Summers, meanwhile, was appointed undersecretary of the treasury for international affairs from his previous position as chief economist at the World Bank. Before that, he had become, at 28, the youngest tenured professor in Harvard’s history.

In 1995, Rubin was chosen to lead the Treasury Department, and Summers was made his deputy.

In their years together at the Treasury, the two dealt with financial crises in Mexico and in Asia, as well as presiding over the longest period of economic expansion in U.S. history.

Summers and Rubin became known as a formidable economic duo in the Washington Beltway.

Gergen says that he is “hard pressed to remember any team that worked so well together.”
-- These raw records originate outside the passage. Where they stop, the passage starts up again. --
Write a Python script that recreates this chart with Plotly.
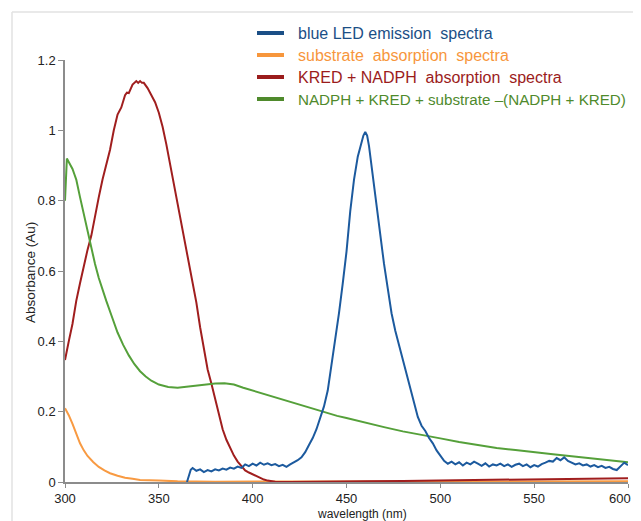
import plotly.graph_objects as go

# ---------------- data ----------------
blue_wl = [365, 366, 367, 368, 370, 372, 374, 376, 378, 380, 382, 384, 386, 388, 390, 392, 394, 396, 398,
           400, 402, 404, 406, 408, 410, 412, 414, 416, 418, 420, 422, 424, 426, 428, 430, 432, 434, 436, 438,
           440, 442, 444, 446, 448, 450, 452, 454, 456, 458, 459, 460, 461, 462, 464, 466, 468, 470, 472, 474,
           476, 478, 480, 482, 484, 486, 488, 490, 492, 494, 496, 498, 500, 502, 504, 506, 508, 510, 512, 514,
           516, 518, 520, 522, 524, 526, 528, 530, 532, 534, 536, 538, 540, 542, 544, 546, 548, 550, 552, 554,
           556, 558, 560, 562, 564, 566, 568, 570, 572, 574, 576, 578, 580, 582, 584, 586, 588, 590, 592, 594,
           596, 598, 600]
blue_val = [0.0, 0.02, 0.035, 0.04, 0.032, 0.036, 0.028, 0.034, 0.03, 0.036, 0.033, 0.038, 0.035, 0.041, 0.038,
            0.044, 0.04, 0.05, 0.045, 0.052, 0.047, 0.055, 0.049, 0.053, 0.048, 0.051, 0.045, 0.049, 0.043, 0.05,
            0.055, 0.062, 0.07, 0.085, 0.105, 0.125, 0.15, 0.18, 0.215, 0.26, 0.33, 0.4, 0.48, 0.565, 0.655, 0.77,
            0.86, 0.925, 0.97, 0.985, 0.995, 0.985, 0.955, 0.87, 0.795, 0.70, 0.62, 0.55, 0.48, 0.43, 0.39, 0.345,
            0.305, 0.27, 0.225, 0.185, 0.16, 0.145, 0.125, 0.11, 0.09, 0.075, 0.06, 0.052, 0.058, 0.05, 0.056, 0.047,
            0.055, 0.05, 0.058, 0.052, 0.046, 0.053, 0.044, 0.05, 0.047, 0.052, 0.045, 0.05, 0.043, 0.049, 0.052,
            0.045, 0.05, 0.042, 0.048, 0.044, 0.051, 0.055, 0.06, 0.058, 0.068, 0.062, 0.07, 0.06, 0.055, 0.05,
            0.053, 0.047, 0.05, 0.044, 0.048, 0.042, 0.046, 0.04, 0.043, 0.037, 0.034, 0.045, 0.055, 0.048]

orange_wl = [300, 302, 304, 306, 308, 310, 312, 315, 318, 321, 324, 328, 332, 336, 340, 350, 360, 380, 400,
             450, 500, 550, 600]
orange_val = [0.21, 0.19, 0.165, 0.135, 0.11, 0.09, 0.074, 0.057, 0.043, 0.033, 0.025, 0.018, 0.012, 0.009,
              0.006, 0.004, 0.002, 0.001, 0.001, 0.001, 0.002, 0.002, 0.002]

red_wl = [300, 301, 302, 304, 306, 308, 310, 312, 314, 316, 318, 320, 322, 324, 326, 328, 330, 332, 333, 334,
          336, 338, 339, 340, 341, 342, 344, 346, 348, 350, 352, 354, 356, 358, 360, 362, 364, 366, 368, 370,
          372, 374, 376, 378, 380, 382, 384, 386, 388, 390, 392, 394, 396, 398, 400, 402, 404, 406, 408, 410,
          412, 420, 440, 460, 480, 500, 520, 540, 560, 580, 600]
red_val = [0.347, 0.38, 0.40, 0.45, 0.515, 0.565, 0.615, 0.66, 0.70, 0.76, 0.81, 0.86, 0.905, 0.945, 1.0, 1.045,
           1.065, 1.10, 1.107, 1.106, 1.13, 1.14, 1.135, 1.14, 1.135, 1.135, 1.12, 1.10, 1.08, 1.05, 1.01, 0.96,
           0.905, 0.85, 0.795, 0.74, 0.68, 0.62, 0.565, 0.51, 0.44, 0.38, 0.32, 0.28, 0.235, 0.19, 0.15, 0.12,
           0.095, 0.075, 0.058, 0.044, 0.033, 0.027, 0.022, 0.016, 0.011, 0.007, 0.004, 0.002, 0.001, 0.0, 0.0,
           0.002, 0.003, 0.004, 0.006, 0.008, 0.009, 0.010, 0.011]

green_wl = [300, 301, 302, 303, 304, 305, 306, 308, 310, 312, 314, 316, 318, 320, 322, 325, 328, 331, 334, 337,
            340, 343, 346, 350, 355, 360, 365, 370, 375, 380, 385, 390, 395, 400, 405, 410, 415, 420, 425, 430,
            435, 440, 445, 450, 455, 460, 470, 480, 490, 500, 510, 520, 530, 540, 550, 560, 570, 580, 590, 600]
green_val = [0.80, 0.92, 0.91, 0.90, 0.89, 0.875, 0.86, 0.81, 0.76, 0.715, 0.665, 0.62, 0.58, 0.545, 0.515, 0.47,
             0.425, 0.39, 0.36, 0.335, 0.315, 0.30, 0.288, 0.277, 0.27, 0.268, 0.271, 0.275, 0.277, 0.28, 0.281,
             0.277, 0.268, 0.26, 0.252, 0.244, 0.236, 0.228, 0.22, 0.211, 0.202, 0.195, 0.188, 0.182, 0.175, 0.168,
             0.156, 0.144, 0.133, 0.124, 0.114, 0.105, 0.097, 0.091, 0.086, 0.079, 0.073, 0.067, 0.062, 0.056]

series_names = ["blue LED emission  spectra", "substrate  absorption  spectra",
                "KRED + NADPH  absorption  spectra", "NADPH + KRED + substrate \u2013(NADPH + KRED)"]
legend_sizes = [16, 16, 16, 15.2]
line_colors = ["#1c5a9e", "#f89a42", "#a01e1e", "#55a03a"]
legend_colors = ["#1b4f86", "#f7963c", "#9b1c1c", "#4f8a2c"]

x_ticks = [300, 350, 400, 450, 500, 550, 600]
x_tick_text = ["300", "350", "400", "450", "500", "550", "600"]
y_ticks = [0, 0.2, 0.4, 0.6, 0.8, 1, 1.2]
y_tick_text = ["0", "0.2", "0.4", "0.6", "0.8", "1", "1.2"]

# ---------------- figure ----------------
OFF = 8                      # page body margin of the browser
SW, SH = 641, 521            # screenshot size
W, H = SW - 2 * OFF, SH - OFF
L, T = 65 - OFF, 60 - OFF    # plot area in screen px: x 65..628, y 60..482
pw, ph = 563, 422
R, B = W - L - pw, H - T - ph


def px_x(p):                 # screen px -> paper x
    return (p - OFF - L) / pw


def px_y(p):                 # screen px -> paper y
    return (T + ph - (p - OFF)) / ph


fig = go.Figure()
order = [1, 2, 3, 0]
all_wl = [blue_wl, orange_wl, red_wl, green_wl]
all_val = [blue_val, orange_val, red_val, green_val]
for i in order:
    fig.add_trace(go.Scatter(x=all_wl[i], y=all_val[i], mode="lines", name=series_names[i],
                             line=dict(color=line_colors[i], width=2), showlegend=False))

shapes = [
    dict(type="line", xref="paper", yref="paper", x0=px_x(12), x1=px_x(SW + 5), y0=px_y(12), y1=px_y(12),
         line=dict(color="#e2e2e2", width=1.5)),
    dict(type="line", xref="paper", yref="paper", x0=px_x(12), x1=px_x(12), y0=px_y(12), y1=px_y(SH + 5),
         line=dict(color="#e2e2e2", width=1.5)),
]
annotations = []
leg_rows = [33, 55, 77, 99]
for i in range(4):
    shapes.append(dict(type="line", xref="paper", yref="paper", x0=px_x(257), x1=px_x(284),
                       y0=px_y(leg_rows[i]), y1=px_y(leg_rows[i]),
                       line=dict(color=legend_colors[i], width=4)))
    annotations.append(dict(xref="paper", yref="paper", x=px_x(296), y=px_y(leg_rows[i]),
                            xanchor="left", yanchor="middle", showarrow=False,
                            text=series_names[i].replace("  ", "\u00a0\u00a0"),
                            font=dict(family="Liberation Sans, Arial, sans-serif", size=legend_sizes[i],
                                      color=legend_colors[i])))

# last x tick label would be dropped at the page edge: draw it as a right-anchored label
annotations.append(dict(xref="x", yref="paper", x=x_ticks[-1], xshift=5, y=px_y(498), xanchor="right",
                        yanchor="middle", showarrow=False, text=x_tick_text[-1],
                        font=dict(family="Liberation Sans, Arial, sans-serif", size=13, color="#222")))
annotations.append(dict(xref="paper", yref="paper", x=px_x(362), y=px_y(514), xanchor="center",
                        yanchor="middle", showarrow=False, text="wavelength (nm)",
                        font=dict(family="Liberation Sans, Arial, sans-serif", size=12, color="#222")))
annotations.append(dict(xref="paper", yref="paper", x=px_x(30), y=px_y(273), xanchor="center",
                        yanchor="middle", showarrow=False, text="Absorbance (Au)", textangle=-90,
                        font=dict(family="Liberation Sans, Arial, sans-serif", size=13.5, color="#222")))

fig.update_layout(
    width=W, height=H,
    margin=dict(l=L, r=R, t=T, b=B, pad=0),
    paper_bgcolor="white", plot_bgcolor="white",
    shapes=shapes, annotations=annotations,
    font=dict(family="Liberation Sans, Arial, sans-serif", size=13, color="#222"),
    xaxis=dict(range=[300, 600], tickvals=x_ticks, ticktext=x_tick_text[:-1] + [""],
               showgrid=False, zeroline=False,
               showline=True, linecolor="#8c8c8c", linewidth=1.5, ticks="outside", ticklen=4,
               tickcolor="#8c8c8c", tickfont=dict(size=13, color="#222")),
    yaxis=dict(range=[0, 1.2], tickvals=y_ticks, ticktext=y_tick_text, showgrid=False, zeroline=False,
               showline=True, linecolor="#8c8c8c", linewidth=1.5, ticks="outside", ticklen=5,
               tickcolor="#8c8c8c", tickfont=dict(size=13, color="#222")),
)

fig.write_html("out.html")
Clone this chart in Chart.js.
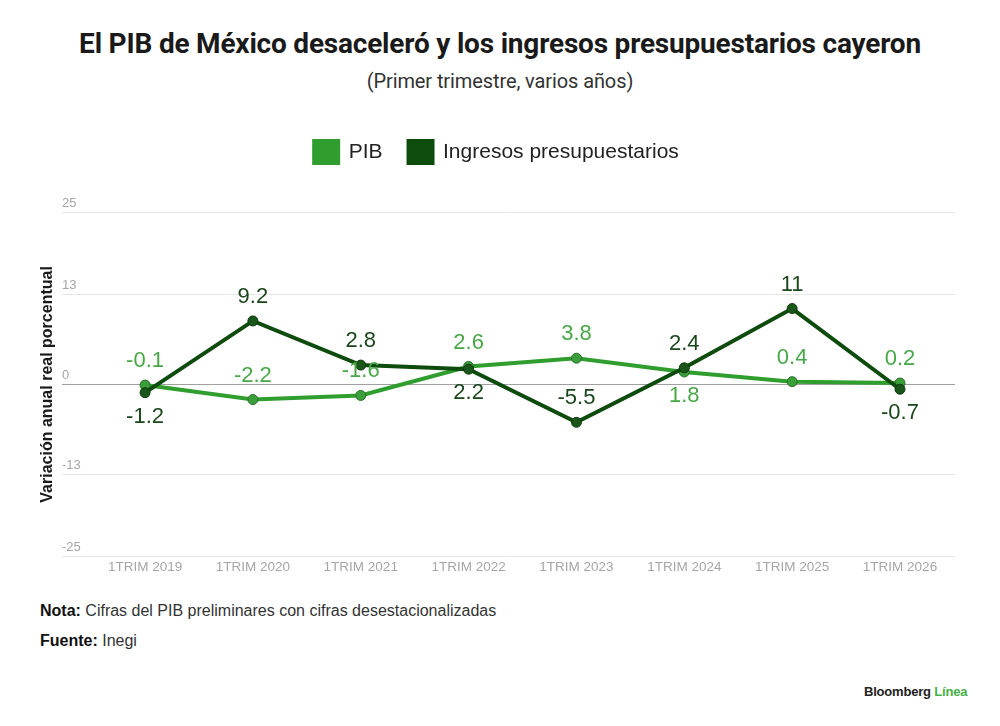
<!DOCTYPE html>
<html>
<head>
<meta charset="utf-8">
<script src="https://cdn.jsdelivr.net/npm/chart.js@4"></script>
<style>
  html, body { margin:0; padding:0; background:#fff; }
  #page { position:relative; width:1000px; height:726px; overflow:hidden; background:#fff; font-family:"Liberation Sans", Arial, sans-serif; color:#222; }
  #title { position:absolute; left:0; width:1000px; top:27px; text-align:center; font-family:Roboto, "Liberation Sans", sans-serif; font-weight:700; font-size:28px; letter-spacing:-0.2px; color:#1a1a1a; white-space:nowrap; }
  #subtitle { position:absolute; left:0; width:1000px; top:69px; text-align:center; font-family:Roboto, "Liberation Sans", sans-serif; font-size:20px; letter-spacing:-0.1px; color:#333; }
  #chartwrap { position:absolute; left:0; top:115px; width:1000px; height:470px; }
  .foot { position:absolute; left:40px; font-size:16px; color:#333; }
  .foot b { color:#111; }
  #brand { position:absolute; left:864px; top:684px; font-size:13px; font-weight:700; color:#222; letter-spacing:-0.2px; }
  #brand span { color:#45b045; font-weight:600; }
</style>
</head>
<body>
<div id="page">
  <div id="title">El PIB de México desaceleró y los ingresos presupuestarios cayeron</div>
  <div id="subtitle">(Primer trimestre, varios años)</div>
  <div id="chartwrap"><canvas id="c" width="1000" height="470"></canvas></div>
  <div class="foot" style="top:602px"><b>Nota:</b> Cifras del PIB preliminares con cifras desestacionalizadas</div>
  <div class="foot" style="top:632px"><b>Fuente:</b> Inegi</div>
  <div id="brand">Bloomberg <span>Línea</span></div>
</div>
<script>
const categories = ["1TRIM 2019","1TRIM 2020","1TRIM 2021","1TRIM 2022","1TRIM 2023","1TRIM 2024","1TRIM 2025","1TRIM 2026"];
const pib = [-0.1, -2.2, -1.6, 2.6, 3.8, 1.8, 0.4, 0.2];
const ingresos = [-1.2, 9.2, 2.8, 2.2, -5.5, 2.4, 11, -0.7];
const yTicks = [-25, -13, 0, 13, 25];
const seriesNames = ["PIB", "Ingresos presupuestarios"];

// label placement (style)
const pibLabelPos = ['above','above','above','above','above','below','above','above'];
const ingLabelPos = ['below','above','above','below','above','above','above','below'];

const PIB_COLOR = '#2f9e2f';
const ING_COLOR = '#0e4c0e';

const legendSpacing = {
  id: 'legendSpacing',
  beforeInit(chart) {
    const origFit = chart.legend.fit;
    chart.legend.fit = function () {
      origFit.bind(chart.legend)();
      this.height += 39;
    };
  }
};

const valueLabels = {
  id: 'valueLabels',
  afterDatasetsDraw(chart) {
    const ctx = chart.ctx;
    ctx.save();
    ctx.font = '22px "Liberation Sans", Arial, sans-serif';
    ctx.textAlign = 'center';
    ctx.textBaseline = 'middle';
    chart.data.datasets.forEach((ds, di) => {
      const meta = chart.getDatasetMeta(di);
      const pos = di === 0 ? pibLabelPos : ingLabelPos;
      ctx.fillStyle = di === 0 ? '#48a848' : '#1c461c';
      const src = di === 0 ? pib : ingresos;
      meta.data.forEach((pt, i) => {
        const dy = pos[i] === 'above' ? -24 : 24;
        ctx.fillText(String(src[i]), pt.x, pt.y + dy);
      });
    });
    ctx.restore();
  }
};

new Chart(document.getElementById('c'), {
  type: 'line',
  data: {
    datasets: [
      {
        label: seriesNames[0],
        data: pib.map((v, i) => ({x: i, y: v})),
        borderColor: PIB_COLOR,
        backgroundColor: PIB_COLOR,
        borderWidth: 4,
        pointRadius: 5,
        pointBackgroundColor: '#3a9e3a',
        pointBorderColor: '#2a6e2a',
        pointBorderWidth: 1,
        order: 1,
        tension: 0
      },
      {
        label: seriesNames[1],
        data: ingresos.map((v, i) => ({x: i, y: v})),
        borderColor: ING_COLOR,
        backgroundColor: ING_COLOR,
        borderWidth: 4,
        pointRadius: 5,
        pointBackgroundColor: '#1a561a',
        pointBorderColor: '#0b3a0b',
        pointBorderWidth: 1,
        order: 0,
        tension: 0
      }
    ]
  },
  options: {
    responsive: false,
    animation: false,
    devicePixelRatio: 1,
    layout: { padding: { top: 0, left: 38, right: 45, bottom: 8 } },
    plugins: {
      legend: {
        display: true,
        position: 'top',
        labels: {
          boxWidth: 24,
          boxHeight: 22,
          padding: 26,
          color: '#222',
          font: { size: 21, family: '"Liberation Sans", Arial, sans-serif' },
          sort: (a, b) => a.datasetIndex - b.datasetIndex
        }
      },
      tooltip: { enabled: false },
      title: { display: false }
    },
    scales: {
      x: {
        type: 'linear',
        min: -0.77,
        max: 7.51,
        afterBuildTicks: (s) => { s.ticks = categories.map((c, i) => ({value: i})); },
        ticks: {
          autoSkip: false,
          maxRotation: 0,
          color: '#a6a6a6',
          padding: 2,
          font: { size: 13.5, family: '"Liberation Sans", Arial, sans-serif' },
          callback: (v) => categories[v]
        },
        grid: { display: false, drawTicks: false },
        border: { display: false }
      },
      y: {
        min: -25,
        max: 25,
        afterBuildTicks: (s) => { s.ticks = yTicks.map(v => ({value: v})); },
        afterFit: (s) => { s.width = 24; },
        ticks: {
          mirror: true,
          padding: 0,
          labelOffset: -9,
          color: '#a6a6a6',
          font: { size: 13, family: '"Liberation Sans", Arial, sans-serif' }
        },
        grid: {
          drawTicks: false,
          color: (c) => c.tick && c.tick.value === 0 ? '#a0a0a0' : '#e6e6e6',
          lineWidth: 1
        },
        border: { display: false },
        title: {
          display: true,
          text: 'Variación anual real porcentual',
          color: '#1a1a1a',
          padding: { top: 0, bottom: 0 },
          font: { size: 16, weight: 'bold', family: '"Liberation Sans", Arial, sans-serif' }
        }
      }
    }
  },
  plugins: [legendSpacing, valueLabels]
});
</script>
</body>
</html>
“We had the perfect combination of Wall Street and the academy,” he adds.

Rothkopf notes the Rubin’s and Summers’ personal attributes complemented one another at the Treasury.

“Bob Rubin is famous as a listener; Larry is famous for being an idea engine. Rubin is extremely canny at interpersonal politics; Larry is a force of nature and is focused less on the niceties of personal skills. Rubin is a market guy; Larry is an economic theory guy,” Rothkopf says. “All these skill sets ended up making them the most powerful team anywhere in the United States government.”

“The Treasury Department was the center of gravity of the Clinton administration,” he adds, “and the center of gravity at the Treasury Department was Rubin and Summers.”